Does your child talk or babble?  Again you’ll say yes.  You’ll post online about their ‘new words’ but do they talk? By 15 months I could have a conversation with Ted, he’d answer and point and gesture.  With Ollie he was probably 3 before I could have a two way chat with him.

Many parents will claim that their child can’t possibly be autistic because they’re too clever because they know where everything is kept and will climb up on the cupboards and get what they need to make breakfast and do the toast and butter the bread etc.

This is a massive sign of autism again why? Social!  It is normal for young children to develop knowing that mommy and daddy do stuff for them.  Ted will point and the door and say ‘milk’ or ‘my hand’ and he knows that I get the milk for him.

Ollie will get the little table, put a stool on top, climb up, unlock the door, go in the kitchen, get the table into the kitchen, climb up, get a cup, jump down and then pour the milk in. This is because he hasn’t got the social development that Ted has got.

Ultimately, it’s not really an issue.  It’s a difference.  I will have to post another day about why I’m firmly against autism being labelled a disability because it’s not, it’s a difference.  The milk scenario is a perfect example.  Ollie isn’t disabled by autism, in fact I’d argue he’s often enabled by autism.

It is a difference in development, not a disabling development.

Autism, is a social disorder if anything.  All of the signs point to children not having social awareness and not being able to read a situation.  This doesn’t have to debilitate life, you just need to understand and stop caring what other people think!

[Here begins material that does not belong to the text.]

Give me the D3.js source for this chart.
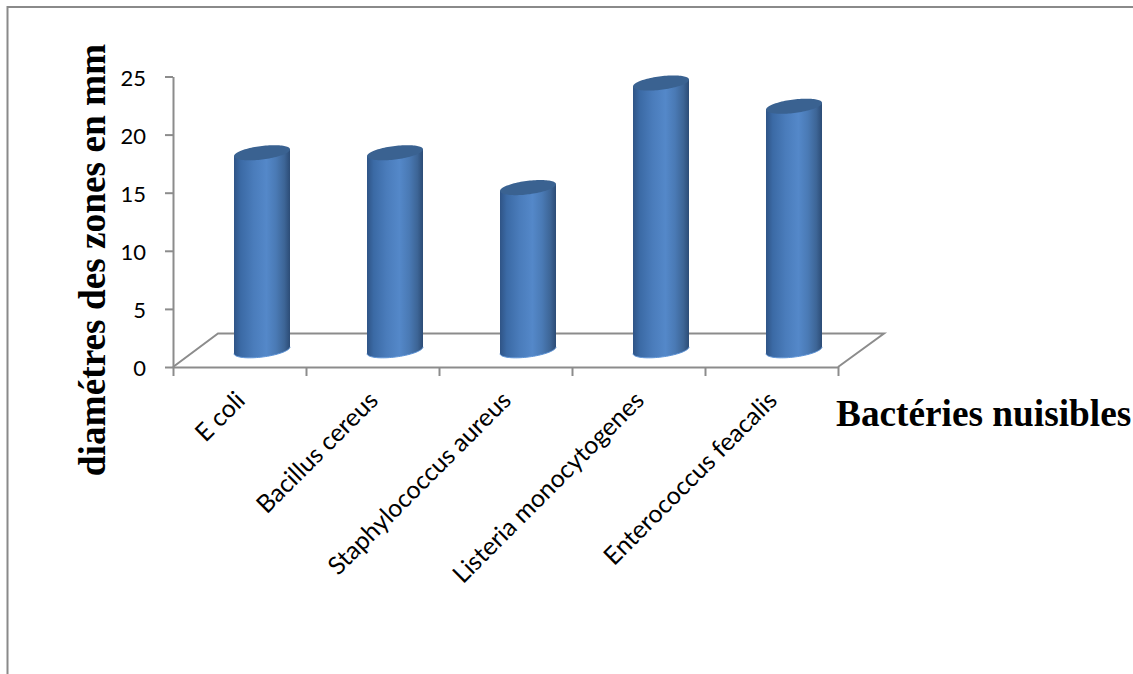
<!DOCTYPE html>
<html>
<head>
<meta charset="utf-8">
<script src="https://cdn.jsdelivr.net/npm/d3@7"></script>
<style>
  html, body { margin: 0; padding: 0; background: #fff; }
  svg { display: block; }
</style>
</head>
<body>
<svg id="chart" width="1133" height="674"></svg>
<script>
// Inhibition zone diameters (mm) per bacterium
const categories = ["E coli", "Bacillus cereus", "Staphylococcus aureus", "Listeria monocytogenes", "Enterococcus feacalis"];
const diameters = [17, 17, 14, 23, 21];
const valueTicks = [0, 5, 10, 15, 20, 25];
const yTitle = "diamétres des zones en mm";
const xTitle = "Bactéries nuisibles";

const svg = d3.select("#chart");
const axisGrey = "#8c8c8c";
const labelFont = "Lato, 'Open Sans', sans-serif";
const titleFont = "'Liberation Serif', serif";

// Front plane of the 3D plot box, and the depth offset of its floor
const plot = { left: 173, right: 838, bottom: 367, top: 76.5 };
const depth = { dx: 45, dy: -33.5 };

const x = d3.scaleBand().domain(categories).range([plot.left, plot.right]);
const y = d3.scaleLinear().domain([0, 25]).range([plot.bottom, plot.top]);

// Page frame along the top and left edges
svg.append("path")
  .attr("d", "M1133,7H7.5V674")
  .attr("fill", "none").attr("stroke", "#8a8a8a").attr("stroke-width", 2);

// Floor of the box
svg.append("path")
  .attr("d", d3.line()([
    [plot.left, plot.bottom],
    [plot.left + depth.dx, plot.bottom + depth.dy],
    [plot.right + depth.dx + 1, plot.bottom + depth.dy],
    [plot.right, plot.bottom]
  ]))
  .attr("fill", "none").attr("stroke", axisGrey).attr("stroke-width", 2);

// Value axis
const yAxis = svg.append("g")
  .attr("transform", `translate(${plot.left},0)`)
  .call(d3.axisLeft(y).tickValues(valueTicks).tickSize(8).tickSizeOuter(0).tickPadding(7));
yAxis.selectAll("path, line").attr("stroke", axisGrey).attr("stroke-width", 2);
yAxis.selectAll("text")
  .attr("font-family", labelFont).attr("font-size", 22).attr("fill", "#000")
  .attr("dy", "0.4em").attr("dx", -12);

// Category axis: ticks fall on the band boundaries
const edges = d3.scaleLinear().domain([0, categories.length]).range([plot.left, plot.right]);
const xAxis = svg.append("g")
  .attr("transform", `translate(0,${plot.bottom})`)
  .call(d3.axisBottom(edges).tickValues(d3.range(categories.length + 1)).tickSize(9).tickSizeOuter(0).tickFormat(""));
xAxis.selectAll("path, line").attr("stroke", axisGrey).attr("stroke-width", 2);

// Slanted category labels, anchored at their right end under each band
svg.append("g").selectAll("text").data(categories).join("text")
  .attr("transform", d => `translate(${x(d) + x.bandwidth() / 2 + 7},${plot.bottom + 35}) rotate(-45)`)
  .attr("text-anchor", "end")
  .attr("font-family", labelFont).attr("font-size", 24.8).attr("fill", "#000")
  .text(d => d);

// Horizontal shading across the cylinder body
const defs = svg.append("defs");
const grad = defs.append("linearGradient").attr("id", "cylinder").attr("x1", 0).attr("x2", 1).attr("y1", 0).attr("y2", 0);
[[0, "#2f5486"], [0.12, "#3b6aa5"], [0.35, "#4a7cbb"], [0.58, "#5488c9"], [0.75, "#4a7ab5"], [0.9, "#3d6596"], [1, "#2c4c76"]]
  .forEach(([o, c]) => grad.append("stop").attr("offset", o).attr("stop-color", c));

// Cylinders: an ellipse sheared by the chart's view angle, at base and top
const halfWidth = 28, ry = 6.8, shear = 0.12;
const pointOn = (cx, cy, t) => [cx + halfWidth * Math.cos(t), cy + ry * Math.sin(t) - shear * halfWidth * Math.cos(t)];
const arcLine = d3.line();
const arcAngles = d3.range(0, 49).map(i => i / 48 * Math.PI);        // lower half, right to left
const fullAngles = d3.range(0, 97).map(i => i / 96 * 2 * Math.PI);

const bars = svg.append("g").selectAll("g").data(categories).join("g");
bars.each(function (d, i) {
  const g = d3.select(this);
  const cx = x(d) + x.bandwidth() / 2 + depth.dx / 2;
  const baseY = y(0) + depth.dy / 2;
  const topY = y(diameters[i]) + depth.dy / 2;
  const bottomArc = arcAngles.map(t => pointOn(cx, baseY, t));
  const body = [pointOn(cx, topY, Math.PI), pointOn(cx, topY, 0), ...bottomArc];
  g.append("path").attr("d", arcLine(body) + "Z").attr("fill", "url(#cylinder)");
  g.append("path").attr("d", arcLine(bottomArc)).attr("fill", "none").attr("stroke", "#5d93d6").attr("stroke-width", 1);
  g.append("path").attr("d", arcLine(fullAngles.map(t => pointOn(cx, topY, t))) + "Z").attr("fill", "#3a6291");
});

// Axis titles
svg.append("text")
  .attr("transform", "translate(105,260) rotate(-90)")
  .attr("text-anchor", "middle")
  .attr("font-family", titleFont).attr("font-weight", "bold").attr("font-size", 37.3).attr("fill", "#000")
  .text(yTitle);
svg.append("text")
  .attr("x", 836).attr("y", 426)
  .attr("font-family", titleFont).attr("font-weight", "bold").attr("font-size", 37.3).attr("fill", "#000")
  .text(xTitle);
</script>
</body>
</html>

A lot of people will justify their child’s behaviour by saying ‘terrible twos’ I honestly think that’s a bullshit saying as well, it’s so dismissive of their little feelings. Tantrums are a frustrated child that cannot communicate with you, if these are happening a lot, maybe it’s a sign of a communication delay which is a sign of autism.

Don’t be ignorant.  Don’t be ashamed.

Trust your instincts.

There is nothing ‘wrong’ with your child, they are just different!

I wouldn’t change anything about my Ollie!